If B(C) represents offspring survival as a function of egg size, then W represents the product of offspring survival times offspring number (where ovary mass, a constant, divided by C, egg size, the decision variable, equals egg number). If B(C) represents net energy gain as a function of time spent foraging in a patch (or eggs fertilized as a function of time spent mate guarding), then W represents net benefit divided by total time, time foraging (or mate guarding) plus time spent searching for a new patch (or mate). 

The task is for the organism to choose a level of cost, C*, so as to maximize fitness. To solve for the optimal cost, we differentiate 1 with respect to C and set it equal to zero.

2.     dW/dC = (dB/dC) x (1/C) - B/C²

Which simplifies to...

3.     dB/dC = B/C

at C*. The left hand side of 3 is the instantaneous rate of return on investing cost, C, into benefit, B. 

Benefit - B

Cost - C

Straight lines through the origin represent fitness isoclines of the form, B = W x C, where fitness is the slope of the isocline; W = B/C.  Because fitness is the slope of the isocline, that isocline that intersects the the benefit curve, B(C), with maximum slope, W, indicates maximum fitness at the point of intersection, C*. Thus, the right hand side of equation 3 represents the fitness isocline.

The second derivative of 1, evaluated at C*, simplifies to...

4.     d²W/dC² = (1/C) x d²B/dC²,

which is negative if d²B/dC² is negative at C*. Thus C* is a maximum.

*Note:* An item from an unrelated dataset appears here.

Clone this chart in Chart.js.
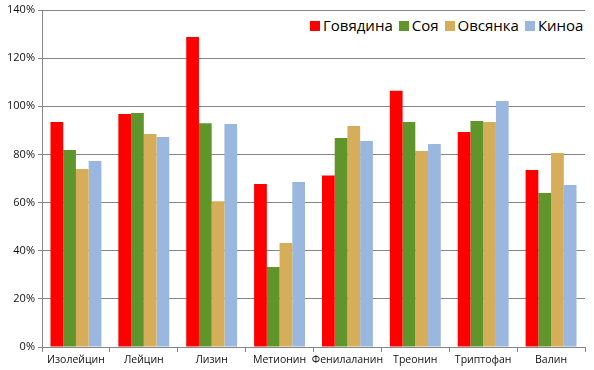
<!DOCTYPE html>
<html>
<head>
<meta charset="utf-8">
<script src="https://cdn.jsdelivr.net/npm/chart.js@4/dist/chart.umd.min.js"></script>
<style>
    html, body { margin: 0; padding: 0; background: #fff; }
    #wrap { position: relative; width: 594px; height: 370px; }
    #legend { position: absolute; top: 15px; left: 306px; background: #fff; padding: 0 4px;
        font-family: "Open Sans", "Noto Sans", sans-serif; font-size: 15px; color: #000; white-space: nowrap; }
    #legend span.item { margin-right: 6px; }
    #legend span.item:last-child { margin-right: 0; }
    #legend i { display: inline-block; width: 10px; height: 10px; margin-right: 3px; }
</style>
</head>
<body>
<div id="wrap">
    <canvas id="chart" width="594" height="370"></canvas>
    <div id="legend"></div>
</div>
<script>
var categories = ["Изолейцин", "Лейцин", "Лизин", "Метионин", "Фенилаланин", "Треонин", "Триптофан", "Валин"];
var seriesNames = ["Говядина", "Соя", "Овсянка", "Киноа"];
var beef = [93.5, 96.8, 128.8, 67.7, 71.2, 106.5, 89.3, 73.5];
var soy = [81.8, 97.2, 93.0, 33.2, 86.8, 93.5, 93.9, 64.0];
var oats = [73.9, 88.5, 60.6, 43.2, 91.8, 81.4, 93.5, 80.6];
var quinoa = [77.3, 87.2, 92.6, 68.5, 85.6, 84.3, 102.2, 67.3];
var yTicks = [0, 20, 40, 60, 80, 100, 120, 140];

var colors = ["#FF0000", "#5F952A", "#D6AE5A", "#9AB7DF"];
var axisColor = "#868686";
var values = [beef, soy, oats, quinoa];

var datasets = [];
for (var i = 0; i < seriesNames.length; i++) {
    datasets.push({
        label: seriesNames[i],
        data: values[i],
        backgroundColor: colors[i],
        borderWidth: 0,
        barPercentage: 1,
        categoryPercentage: 0.75
    });
}

var ctx = document.getElementById("chart").getContext("2d");
var chart = new Chart(ctx, {
    type: 'bar',
    data: {
        labels: categories,
        datasets: datasets
    },
    options: {
        responsive: false,
        animation: false,
        layout: { padding: { top: 10, right: 9, left: 0, bottom: 0 } },
        plugins: {
            legend: { display: false },
            tooltip: { enabled: false }
        },
        scales: {
            x: {
                offset: true,
                grid: {
                    offset: true,
                    drawOnChartArea: false,
                    color: axisColor,
                    tickColor: axisColor,
                    tickLength: 5
                },
                border: { color: axisColor },
                ticks: {
                    color: "#111",
                    font: { family: "Open Sans", size: 10.5 },
                    autoSkip: false,
                    maxRotation: 0,
                    padding: 2
                },
                afterFit: function (scale) { scale.height = 23; }
            },
            y: {
                min: 0,
                max: 140,
                afterBuildTicks: function (scale) {
                    scale.ticks = yTicks.map(function (v) { return { value: v }; });
                },
                grid: {
                    color: axisColor,
                    tickColor: axisColor,
                    tickLength: 4
                },
                border: { color: axisColor },
                ticks: {
                    color: "#111",
                    font: { family: "Open Sans", size: 11 },
                    padding: 3,
                    callback: function (v) { return v + '%'; }
                },
                afterFit: function (scale) { scale.width = 42; }
            }
        }
    }
});

// html legend
var html = '';
chart.data.datasets.forEach(function (ds) {
    html += '<span class="item"><i style="background:' + ds.backgroundColor + '"></i>' + ds.label + '</span>';
});
document.getElementById("legend").innerHTML = html;
</script>
</body>
</html>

An organism is under selection to keep increasing C until dB/dC equals B/C, to then abandon its current benefit (egg, patch, mate), and to start over by investing in its next benefit.

References:

Parker, G. A. 1974. Courtship persistence and female-guarding as male time investment strategies. Behavior 48: 157-184.
Smith, CC & Fretwell, SD 1974. The optimal balance between size and number of offspring. American Naturalist 108:499-506. (link)
Charnov, EL 1976. Optimal foraging: the marginal value theorem. Theoretical Population Biology 9:129-136. (link)
Parker, GA & Stuart, RA 1976. Animal behavior as a strategy optimizer: evolution of resource assessment strategies and optimal emigration thresholds. American Naturalist 110: 1055-1076. (link)
Sargent, RC, Taylor, PD, & Gross, PD 1987. Parental care and the evolution of egg size in fishes. American Naturalist 129:32-46. (link)